No, you are what makes my happiness possible. Where there is nothing, you lay the roads – happiness just happens to follow. Who wouldn’t follow such beauty?
I open a book of sonnets and cannot read the words on the pages. My eyes are blinded by a love that is far too brilliant. Two Shakespearean suns embrace, so gently that it reminds me why we wish upon the stars.
Imagine: centuries after us both, having people we’ll never meet celebrate the best things we had to say about each other… Is that what forever is like?
Let us find it.
In our efforts we saw that the path to forever is not a continuous trip. Every day is its own journey.

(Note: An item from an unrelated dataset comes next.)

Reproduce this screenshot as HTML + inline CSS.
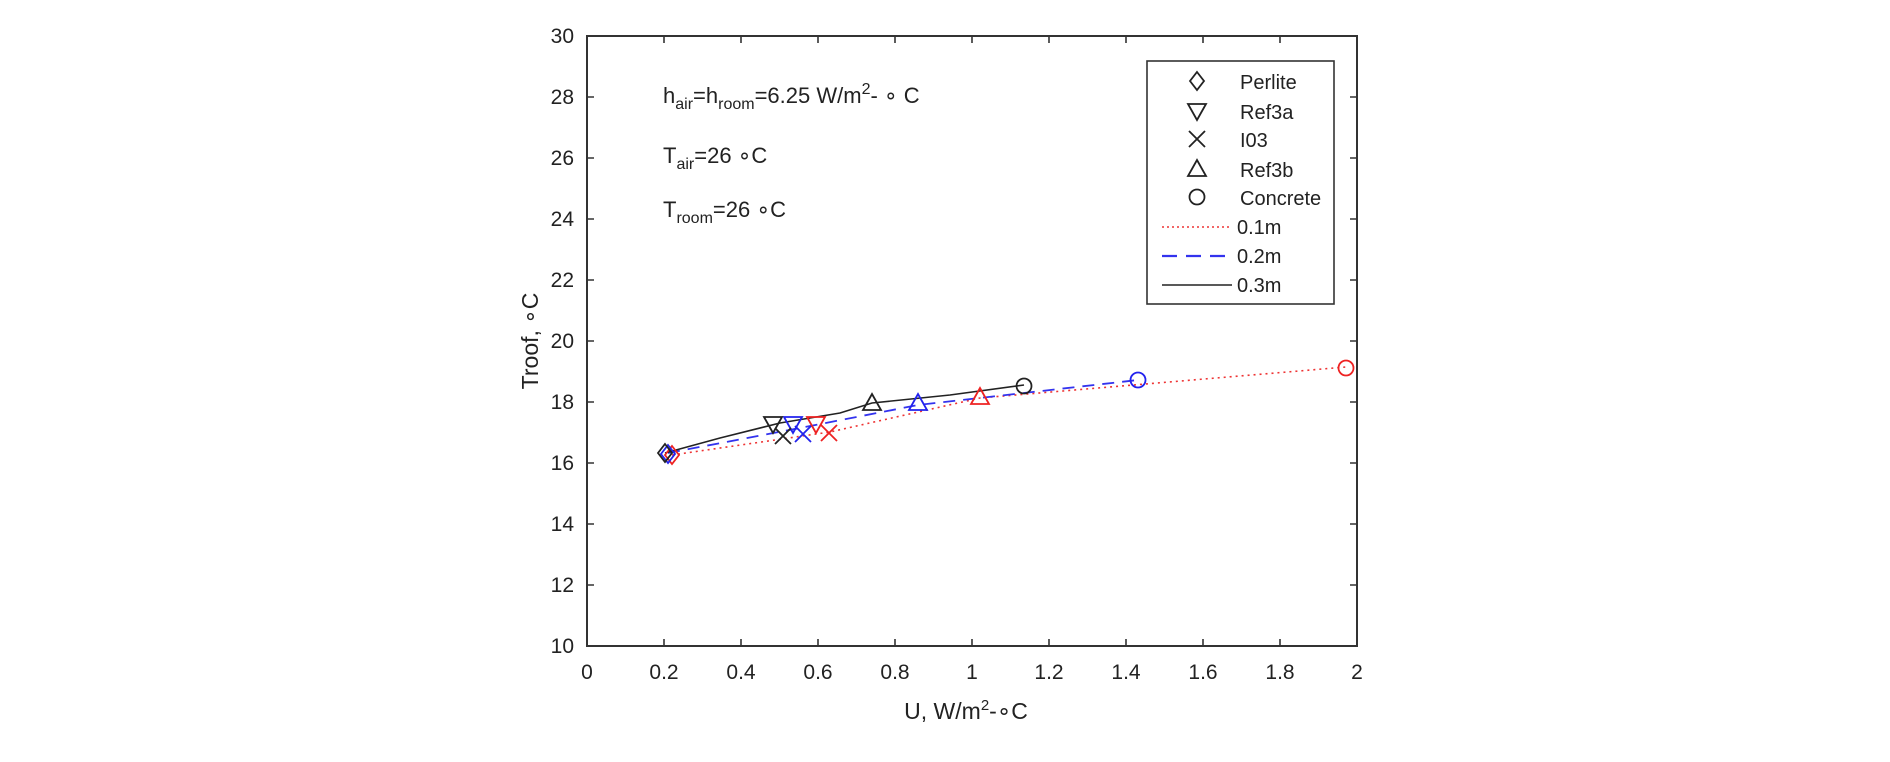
<!DOCTYPE html>
<html><head><style>body{margin:0;background:#fff}svg{display:block}text{font-family:"Liberation Sans",Arial,sans-serif;fill:#222}</style></head>
<body>
<svg width="1890" height="762" viewBox="0 0 1890 762" xmlns="http://www.w3.org/2000/svg">
<defs>
<g id="dia"><path d="M0,-9 L7,0 L0,9 L-7,0 Z" fill="none" stroke-width="1.8"/></g>
<g id="tdn"><path d="M-9,-7 L9,-7 L0,9 Z" fill="none" stroke-width="1.8"/></g>
<g id="tup"><path d="M-9,7 L9,7 L0,-9 Z" fill="none" stroke-width="1.8"/></g>
<g id="x"><path d="M-8,-8 L8,8 M-8,8 L8,-8" fill="none" stroke-width="1.8"/></g>
<g id="o"><circle r="7.5" fill="none" stroke-width="1.8"/></g>
</defs>
<rect x="587" y="36" width="770" height="610" fill="none" stroke="#333" stroke-width="2"/>
<g stroke="#333" stroke-width="1.6">
<path d="M664,646v-7M741,646v-7M818,646v-7M895,646v-7M972,646v-7M1049,646v-7M1126,646v-7M1203,646v-7M1280,646v-7"/>
<path d="M664,36v7M741,36v7M818,36v7M895,36v7M972,36v7M1049,36v7M1126,36v7M1203,36v7M1280,36v7"/>
<path d="M587,585h7M587,524h7M587,463h7M587,402h7M587,341h7M587,280h7M587,219h7M587,158h7M587,97h7"/>
<path d="M1357,585h-7M1357,524h-7M1357,463h-7M1357,402h-7M1357,341h-7M1357,280h-7M1357,219h-7M1357,158h-7M1357,97h-7"/>
</g>
<g font-size="21" text-anchor="end">
<text x="574" y="653">10</text><text x="574" y="592">12</text><text x="574" y="531">14</text><text x="574" y="470">16</text><text x="574" y="409">18</text><text x="574" y="348">20</text><text x="574" y="287">22</text><text x="574" y="226">24</text><text x="574" y="165">26</text><text x="574" y="104">28</text><text x="574" y="43">30</text>
</g>
<g font-size="21" text-anchor="middle">
<text x="587" y="679">0</text><text x="664" y="679">0.2</text><text x="741" y="679">0.4</text><text x="818" y="679">0.6</text><text x="895" y="679">0.8</text><text x="972" y="679">1</text><text x="1049" y="679">1.2</text><text x="1126" y="679">1.4</text><text x="1203" y="679">1.6</text><text x="1280" y="679">1.8</text><text x="1357" y="679">2</text>
</g>
<text x="966" y="719" font-size="23" text-anchor="middle">U, W/m<tspan font-size="15" dy="-9">2</tspan><tspan dy="9">-∘C</tspan></text>
<text transform="translate(538,341) rotate(-90)" font-size="23" text-anchor="middle">Troof, ∘C</text>
<text x="663" y="103" font-size="22">h<tspan font-size="16" dy="6">air</tspan><tspan dy="-6">=h</tspan><tspan font-size="16" dy="6">room</tspan><tspan dy="-6">=6.25 W/m</tspan><tspan font-size="16" dy="-9">2</tspan><tspan dy="9">- ∘ C</tspan></text>
<text x="663" y="163" font-size="22">T<tspan font-size="16" dy="6">air</tspan><tspan dy="-6">=26  ∘C</tspan></text>
<text x="663" y="217" font-size="22">T<tspan font-size="16" dy="6">room</tspan><tspan dy="-6">=26  ∘C</tspan></text>
<polyline points="672,455 830,432 980,398 1346,367" fill="none" stroke="#e33" stroke-width="1.6" stroke-dasharray="2,4"/>
<polyline points="668,453 800,428 918,405 1138,380" fill="none" stroke="#33e" stroke-width="1.8" stroke-dasharray="12,8"/>
<polyline points="665,453 720,438 780,423 840,413 872,403 950,395 1024,385" fill="none" stroke="#222" stroke-width="1.6"/>
<g stroke="#e22"><use href="#dia" x="672" y="455"/><use href="#tdn" x="816" y="424"/><use href="#x" x="829" y="433"/><use href="#tup" x="980" y="397"/><use href="#o" x="1346" y="368"/></g>
<g stroke="#22e"><use href="#dia" x="668" y="454"/><use href="#tdn" x="793" y="424"/><use href="#x" x="803" y="434"/><use href="#tup" x="918" y="403"/><use href="#o" x="1138" y="380"/></g>
<g stroke="#222"><use href="#dia" x="665" y="453"/><use href="#tdn" x="773" y="424"/><use href="#x" x="783" y="436"/><use href="#tup" x="872" y="403"/><use href="#o" x="1024" y="386"/></g>
<rect x="1147" y="61" width="187" height="243" fill="#fff" stroke="#333" stroke-width="1.6"/>
<g stroke="#222"><use href="#dia" x="1197" y="81"/><use href="#tdn" x="1197" y="111"/><use href="#x" x="1197" y="139"/><use href="#tup" x="1197" y="169"/><use href="#o" x="1197" y="197"/></g>
<line x1="1162" y1="227" x2="1232" y2="227" stroke="#e33" stroke-width="1.5" stroke-dasharray="2,3"/>
<line x1="1162" y1="256" x2="1232" y2="256" stroke="#33e" stroke-width="2.2" stroke-dasharray="15,9"/>
<line x1="1162" y1="285" x2="1232" y2="285" stroke="#222" stroke-width="1.5"/>
<g font-size="20">
<text x="1240" y="89">Perlite</text><text x="1240" y="119">Ref3a</text><text x="1240" y="147">I03</text><text x="1240" y="177">Ref3b</text><text x="1240" y="205">Concrete</text><text x="1237" y="234">0.1m</text><text x="1237" y="263">0.2m</text><text x="1237" y="292">0.3m</text>
</g>
</svg>
</body></html>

And in those same journeys we found – despite having every reason to work, we cannot. Despite how you fill in every piece of the world that was missing, that world cannot be. Fundamentally we are synergistic, but in practice, we fall apart.
I thought it best to protect our hearts – to lay in the familiar ruins of our efforts, time and time again.
But you thought different.
Never would I have considered to let such a tragedy be.
This whole time I sought closure in finding what that wrench in the clockwork of our forever was.
The wrench that broke me, but only enough that I could see light through the cracks.
You offered that there was closure within ourselves. You showed me it in saying this – my cracked heart
shattered. Flooded by the most emotion I’d felt in months, I was… Liberated.
No longer confined by a heart that had sworn itself to you.
Just as the day you stole it, when you broke my heart this day I couldn’t help but smile… And it seemed that you did too.
All’s Well That Ends Well. You’ve made my world Shakespearean once more.